ホンモノの表現者による、表面的なお体裁では済まされないとする現実認識がこちらの胸に突き刺さります。ブリューゲルやボッシュが、衆愚の猥雑さを描きながら感じていたにちがいない孤絶感と悲しみの深さを思いました。
★絵はいずれも、小学館「世界美術全集7 ブリューゲル」(昭和53年6月刊)より。
*Pieter Bruegel de Oude (1525-1530ごろ~1569.9.9)
☆ ☆ ☆
〔SCKさん〕 教科書で見た「バベルの塔」は、何だかほんわかした感じだったのに、実物を前にだんだんと気味が悪くなってきたことを覚えています。
〔To: SCKさん〕 SCKさんはウィーンへの旅行でふたつの「バベルの塔」をご覧になったことでしょうか。ひとつは建設中の塔、もうひとつは、ほぼ完成した塔で、雲をまとってそびえたつ塔。特に前者では幾千幾万という労働者がアリのように取り付いて仕事をしている様子が、驚くべき精密さで描かれています。建築物の建造工程のすべてがあらわされているような描きかた。海辺近くのごく平穏なところに天を突いて突如出現する巨大にして壮麗な建物は、人間の傲慢(ヒュブリス)をあらわすもの。「しっかりとメッセージが詰まった本物の持つ凄み。こういう絵は一日で何枚も見られるものではない」ですね。そう、こういう絵は、ゆっくりと足をとめ、十分余裕をもって見たいものですね。

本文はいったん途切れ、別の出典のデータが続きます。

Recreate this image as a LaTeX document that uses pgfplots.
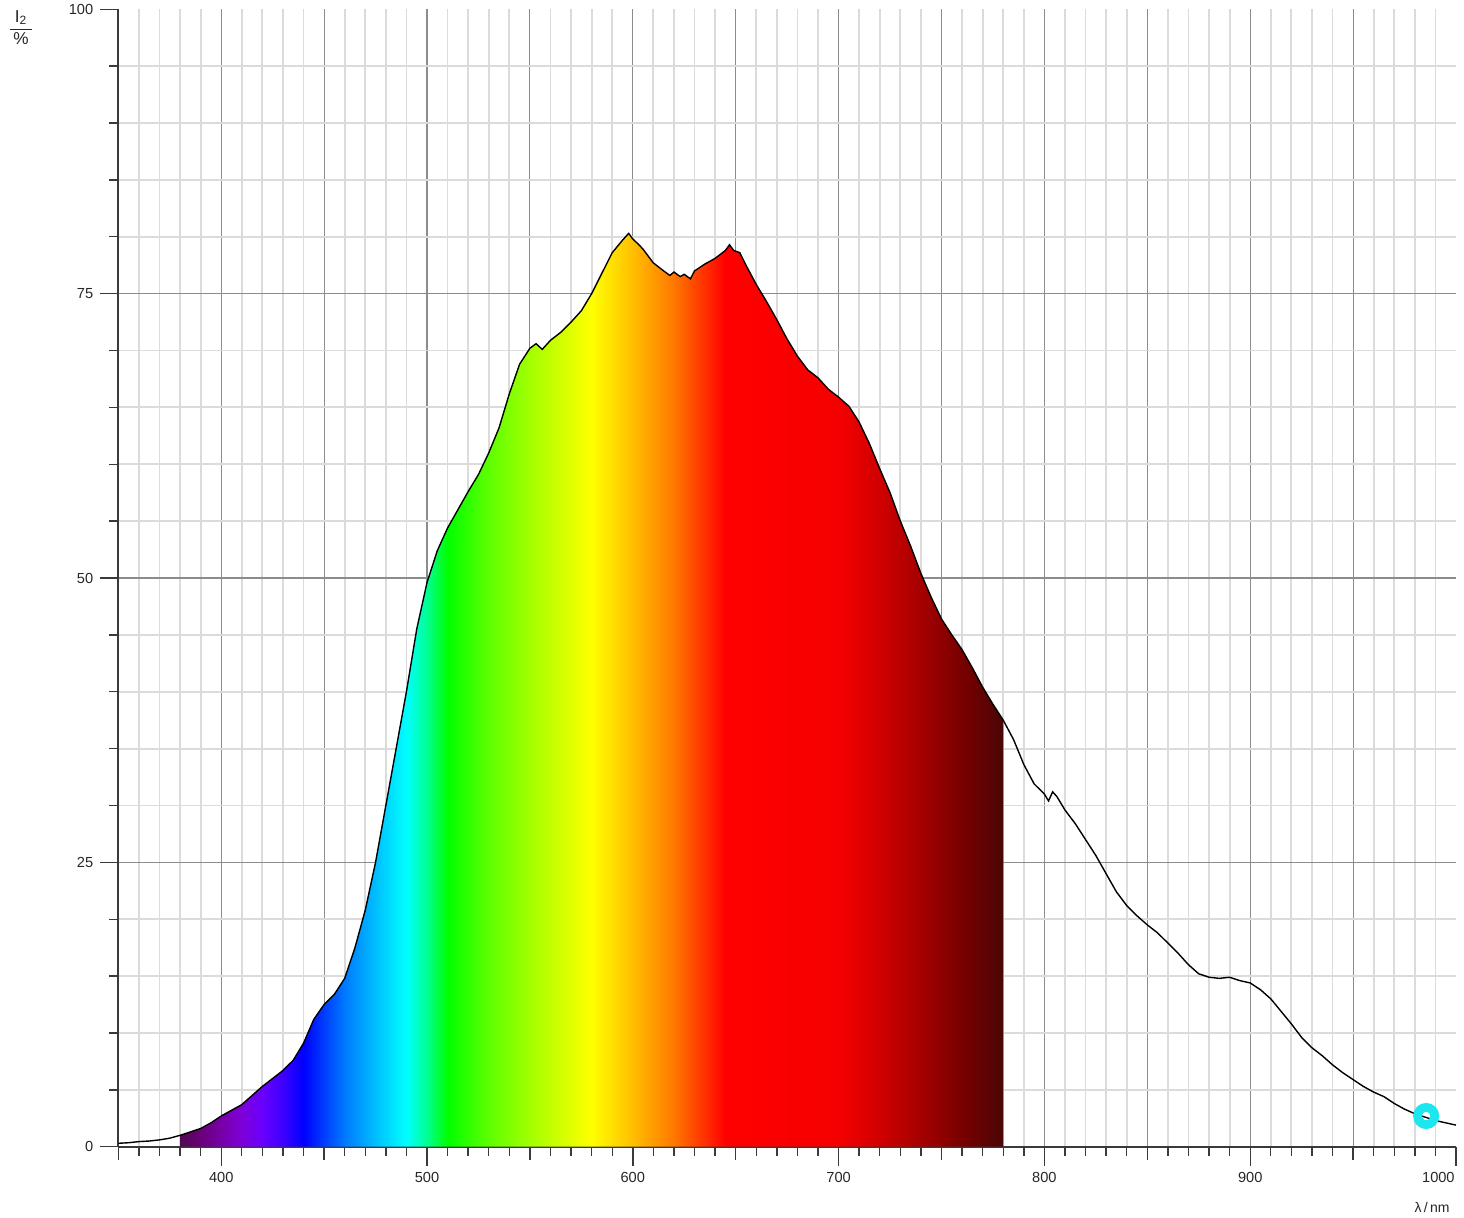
\documentclass[border=0pt]{standalone}
\usepackage{fontspec}
\setmainfont{Liberation Sans}
\usepackage{pgfplots}
\usepackage{pgfplotstable}
\pgfplotsset{compat=1.18}

% spectrum colours, 380 nm ... 780 nm
\definecolor{s380}{HTML}{500A50}
\definecolor{s390}{HTML}{6A0078}
\definecolor{s400}{HTML}{7800A8}
\definecolor{s410}{HTML}{7E00D8}
\definecolor{s420}{HTML}{6A00FF}
\definecolor{s430}{HTML}{3D00FF}
\definecolor{s440}{HTML}{0000FF}
\definecolor{s460}{HTML}{007AFF}
\definecolor{s480}{HTML}{00D5FF}
\definecolor{s490}{HTML}{00FFFF}
\definecolor{s500}{HTML}{00FF92}
\definecolor{s510}{HTML}{00FF00}
\definecolor{s530}{HTML}{5EFF00}
\definecolor{s550}{HTML}{A3FF00}
\definecolor{s580}{HTML}{FFFF00}
\definecolor{s600}{HTML}{FFBE00}
\definecolor{s620}{HTML}{FF7700}
\definecolor{s645}{HTML}{FF0000}
\definecolor{s700}{HTML}{F50000}
\definecolor{s720}{HTML}{D00000}
\definecolor{s740}{HTML}{A50000}
\definecolor{s760}{HTML}{780000}
\definecolor{s780}{HTML}{4A0505}
\definecolor{ringcyan}{HTML}{1CE6EE}
\definecolor{axisgray}{HTML}{3A3A3A}

% the filled path spans 380..780 nm, which tikz maps to 25bp..75bp
\pgfdeclarehorizontalshading{spectrum}{100bp}{%
  color(0bp)=(s380); color(25bp)=(s380); color(26.25bp)=(s390);
  color(27.5bp)=(s400); color(28.75bp)=(s410); color(30bp)=(s420);
  color(31.25bp)=(s430); color(32.5bp)=(s440); color(35bp)=(s460);
  color(37.5bp)=(s480); color(38.75bp)=(s490); color(40bp)=(s500);
  color(41.25bp)=(s510); color(43.75bp)=(s530); color(46.25bp)=(s550);
  color(50bp)=(s580); color(52.5bp)=(s600); color(55bp)=(s620);
  color(58.125bp)=(s645); color(65bp)=(s700); color(67.5bp)=(s720);
  color(70bp)=(s740); color(72.5bp)=(s760); color(75bp)=(s780);
  color(100bp)=(s780)}

\pgfplotstableread{
nm    val
350   0.3
355   0.35
360   0.45
365   0.5
370   0.6
375   0.75
380   1.0
385   1.3
390   1.6
395   2.1
400   2.7
405   3.2
410   3.7
415   4.5
420   5.3
425   6.0
430   6.7
435   7.6
440   9.1
445   11.2
450   12.5
455   13.4
460   14.8
465   17.5
470   20.8
475   25.0
480   30.0
485   35.0
490   40.0
495   45.5
500   49.6
505   52.4
510   54.4
515   56.0
520   57.6
525   59.1
530   61.0
535   63.2
540   66.2
545   68.8
550   70.2
553   70.6
556   70.1
560   70.9
565   71.6
570   72.5
575   73.5
580   75.0
585   76.8
590   78.6
595   79.7
598   80.3
600   79.8
603   79.3
605   78.9
610   77.7
615   77.0
618   76.6
620   76.9
623   76.5
625   76.7
628   76.3
630   77.0
635   77.6
640   78.1
645   78.8
647   79.3
649   78.8
652   78.6
655   77.5
660   75.8
665   74.3
670   72.7
675   71.0
680   69.5
685   68.3
690   67.6
695   66.6
700   65.9
705   65.1
710   63.7
715   61.8
720   59.6
725   57.5
730   55.0
735   52.8
740   50.4
745   48.3
750   46.4
755   45.0
760   43.7
765   42.1
770   40.4
775   38.9
780   37.5
785   35.8
790   33.6
795   31.9
800   31.0
802   30.4
804   31.2
806   30.8
810   29.6
815   28.4
820   27.0
825   25.6
830   24.0
835   22.4
840   21.2
845   20.3
850   19.5
855   18.8
860   17.9
865   17.0
870   16.0
875   15.2
880   14.9
885   14.8
890   14.9
895   14.6
900   14.4
905   13.8
910   13.0
915   11.9
920   10.8
925   9.6
930   8.7
935   8.0
940   7.2
945   6.5
950   5.9
955   5.3
960   4.8
965   4.4
970   3.8
975   3.3
980   2.9
985   2.6
990   2.3
995   2.1
1000  1.9
}\spec

\begin{document}
\begin{tikzpicture}
\begin{axis}[
  scale only axis,
  width=668.85pt, height=568.7pt,
  xmin=350, xmax=1000, ymin=0, ymax=100,
  axis lines*=left,
  axis line style={axisgray, line width=1pt},
  tick style={axisgray, line width=0.7pt},
  tick align=outside,
  major tick length=6.5pt,
  minor tick length=4.5pt,
  xtick={350,400,...,950}, xticklabels={},
  minor xtick={360,370,380,390,410,420,430,440,460,470,480,490,
    510,520,530,540,560,570,580,590,610,620,630,640,660,670,680,690,
    710,720,730,740,760,770,780,790,810,820,830,840,860,870,880,890,
    910,920,930,940,960,970,980,990},
  extra x ticks={400,500,...,1000},
  extra x tick labels={400,500,600,700,800,900,{}},
  extra x tick style={major tick length=9.5pt, grid=none},
  ytick={0,25,50,75}, yticklabels={},
  minor ytick={5,10,15,20,30,35,40,45,55,60,65,70,80,85,90,95},
  extra y ticks={0,25,50,75,100},
  extra y tick style={major tick length=9pt, grid=none},
  grid=both,
  major grid style={black!45, line width=0.55pt},
  minor grid style={black!14, line width=0.9pt},
  tick label style={font=\fontsize{7.3}{8}\selectfont, text=black!85},
  /pgf/number format/assume math mode=true,
  /pgf/number format/1000 sep={},
]
\addplot[draw=none, shading=spectrum, restrict x to domain=380:780]
  table[x=nm, y=val] {\spec} \closedcycle;
\addplot[only marks, mark=o, mark size=4.3pt,
  mark options={draw=ringcyan, line width=4.4pt}] coordinates {(985.5,2.7)};
\addplot[black, line width=0.7pt] table[x=nm, y=val] {\spec};
\coordinate (ll) at (rel axis cs:0,0);
\coordinate (ul) at (rel axis cs:0,1);
\coordinate (lr) at (rel axis cs:1,0);
\coordinate (ur) at (rel axis cs:1,1);
\end{axis}
% last x label sits left of its tick, as in the original
\node[font=\fontsize{7.3}{8}\selectfont, text=black!85, inner sep=0pt,
  anchor=base east] at ([shift={(-0.5pt,-17.7pt)}]lr) {1000};
\node[font=\fontsize{8.6}{9}\selectfont, text=black!85, inner sep=0pt]
  at ([shift={(-48.6pt,-10pt)}]ul)
  {\renewcommand{\arraystretch}{1.15}%
   \begin{tabular}{@{\hspace{1.5pt}}c@{\hspace{1.5pt}}}I\textsubscript{2}\\\hline\%\end{tabular}};
\node[font=\fontsize{7}{8}\selectfont, text=black!85, inner sep=0pt]
  at ([shift={(-12pt,-30.2pt)}]lr) {λ\,/\,nm};
\pgfresetboundingbox
\path[use as bounding box] ([shift={(-59.15pt,-35.15pt)}]ll)
  rectangle ([shift={(4pt,4.65pt)}]ur);
\end{tikzpicture}
\end{document}
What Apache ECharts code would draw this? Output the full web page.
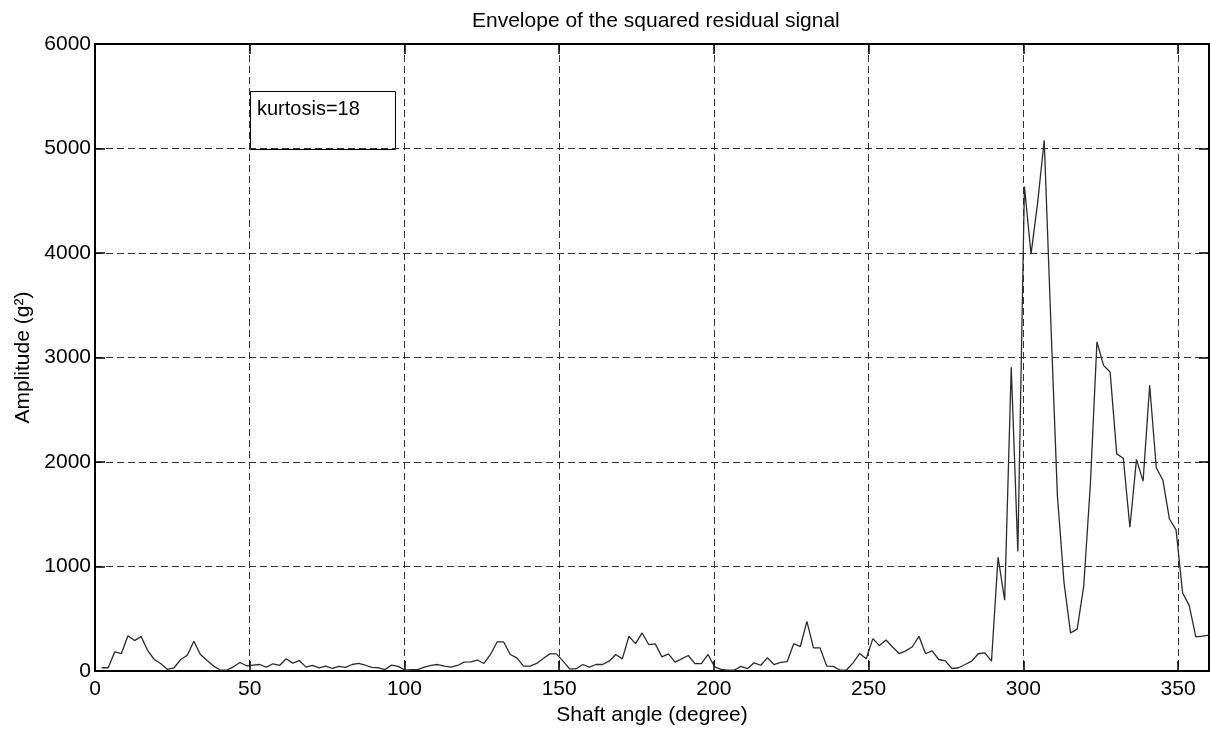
<!DOCTYPE html>
<html>
<head>
<meta charset="utf-8">
<script src="https://cdn.jsdelivr.net/npm/echarts@6/dist/echarts.min.js"></script>
<style>
html,body{margin:0;padding:0;background:#fff;}
#chart{width:1210px;height:731px;}
</style>
</head>
<body>
<div id="chart"></div>
<script>
// ---- data ----
const titleText = 'Envelope of the squared residual signal';
const xLabel = 'Shaft angle (degree)';
const yLabel = 'Amplitude (g\u00B2)';
const annotation = 'kurtosis=18';
const xTicks = [0, 50, 100, 150, 200, 250, 300, 350];
const yTicks = [0, 1000, 2000, 3000, 4000, 5000, 6000];
const sampleCount = 169;          // samples over one revolution
const fullTurn = 360;
// amplitude (g^2), one per sample
const amplitude = [
  32,32,184,168,339,292,330,197,111,70,
  16,32,111,152,285,158,101,48,10,10,
  41,82,51,57,63,38,70,54,118,76,
  101,38,54,30,48,25,45,35,63,73,
  56,35,32,15,57,45,10,13,16,38,
  54,63,48,38,54,86,89,106,73,159,
  279,279,159,127,48,48,73,120,165,165,
  95,22,22,63,38,63,63,95,159,117,
  333,263,365,254,260,136,165,86,117,149,
  71,71,159,40,16,10,10,45,24,79,
  56,127,63,83,90,262,235,476,222,222,
  48,45,10,10,79,168,118,311,244,298,
  231,168,194,233,333,166,194,111,98,25,
  32,63,95,166,174,95,1090,678,2908,1144,
  4636,3990,4480,5079,3350,1680,850,366,401,816,
  1784,3150,2925,2862,2078,2036,1376,2026,1818,2735,
  1946,1829,1455,1352,747,626,328,334,345
];
// shaft angle of each sample (uniform sampling grid)
const angles = amplitude.map((_, i) => (i + 1) * fullTurn / sampleCount);

// ---- chart ----
const chart = echarts.init(document.getElementById('chart'), null, {renderer: 'canvas'});
const font = 'Liberation Sans, Arial, Helvetica, sans-serif';
const gridSplit = {show: true, lineStyle: {color: '#333', width: 1, type: [7, 4]}};
const option = {
  animation: false,
  backgroundColor: '#fff',
  textStyle: {fontFamily: font},
  title: {
    text: titleText, left: 467, top: 6,
    textStyle: {fontFamily: font, fontSize: 21, fontWeight: 'normal', color: '#000'}
  },
  grid: {left: 95, right: 1, top: 44, bottom: 56, containLabel: false},
  xAxis: [{
    type: 'value', min: xTicks[0], max: fullTurn, interval: 50,
    name: xLabel, nameLocation: 'middle', nameGap: 30,
    nameTextStyle: {fontFamily: font, fontSize: 21, color: '#000'},
    axisLine: {show: true, onZero: false, lineStyle: {color: '#000', width: 2}},
    axisTick: {show: true, inside: true, length: 10, lineStyle: {color: '#000', width: 1.5}},
    axisLabel: {show: true, fontFamily: font, fontSize: 21, color: '#000', margin: 8,
      showMaxLabel: false,
      formatter: v => xTicks.includes(v) ? String(v) : ''},
    splitLine: gridSplit
  }, {
    type: 'value', position: 'top', min: xTicks[0], max: fullTurn, interval: 50,
    axisLine: {show: true, onZero: false, lineStyle: {color: '#000', width: 2}},
    axisTick: {show: true, inside: true, length: 10, lineStyle: {color: '#000', width: 1.5}},
    axisLabel: {show: false}, splitLine: {show: false}
  }],
  yAxis: [{
    type: 'value', min: yTicks[0], max: yTicks[yTicks.length - 1], interval: 1000,
    name: yLabel, nameLocation: 'middle', nameGap: 58, nameRotate: 90,
    nameTextStyle: {fontFamily: font, fontSize: 21, color: '#000'},
    axisLine: {show: true, onZero: false, lineStyle: {color: '#000', width: 2}},
    axisTick: {show: true, inside: true, length: 10, lineStyle: {color: '#000', width: 1.5}},
    axisLabel: {show: true, fontFamily: font, fontSize: 21, color: '#000', margin: 4,
      formatter: v => String(v)},
    splitLine: gridSplit
  }, {
    type: 'value', position: 'right', min: yTicks[0], max: yTicks[yTicks.length - 1], interval: 1000,
    axisLine: {show: true, onZero: false, lineStyle: {color: '#000', width: 2}},
    axisTick: {show: true, inside: true, length: 10, lineStyle: {color: '#000', width: 1.5}},
    axisLabel: {show: false}, splitLine: {show: false}
  }],
  series: [{
    type: 'line',
    data: angles.map((a, i) => [a, amplitude[i]]),
    showSymbol: false,
    lineStyle: {color: '#2b2b2b', width: 1.3},
    z: 5
  }],
  graphic: [{
    type: 'group', left: 250, top: 91, z: 100,
    children: [{
      type: 'rect', shape: {x: 0.5, y: 0.5, width: 145, height: 58},
      style: {fill: '#fff', stroke: '#000', lineWidth: 1}
    }, {
      type: 'text', x: 7, y: 8,
      style: {text: annotation, font: '20px ' + font, fill: '#000'}
    }]
  }]
};
chart.setOption(option);
</script>
</body>
</html>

※ 昨年(2015)の年末ぎりぎり、静岡県立美術館の「ウィーン美術史美術館――風景画の誕生」という企画展を観る機会に恵まれました。オーストリアのハプスブルグ家秘蔵の収集作品を展示するもの、ということで、どれほど豪華絢爛たるものか、と想いきや、雰囲気がだいぶ違います。地味です。やたら細かいです。「アッ、ブリューゲルだ!」と再会の興奮を覚える作品群。しかし、よく見ると、それらはヤン・ブリューゲルのものでした。ピーテル・ブリューゲルの息子の一人ですね。その彼にかぎりません、当時、ある一派が形成されていたのか、農民や下層庶民の生活を諧謔的に表わすなど、同じような主題、同じような表現法で描かれた他の画家の作品がたくさん。ピーテル・ブリューゲルの影響力の大きさを感じました。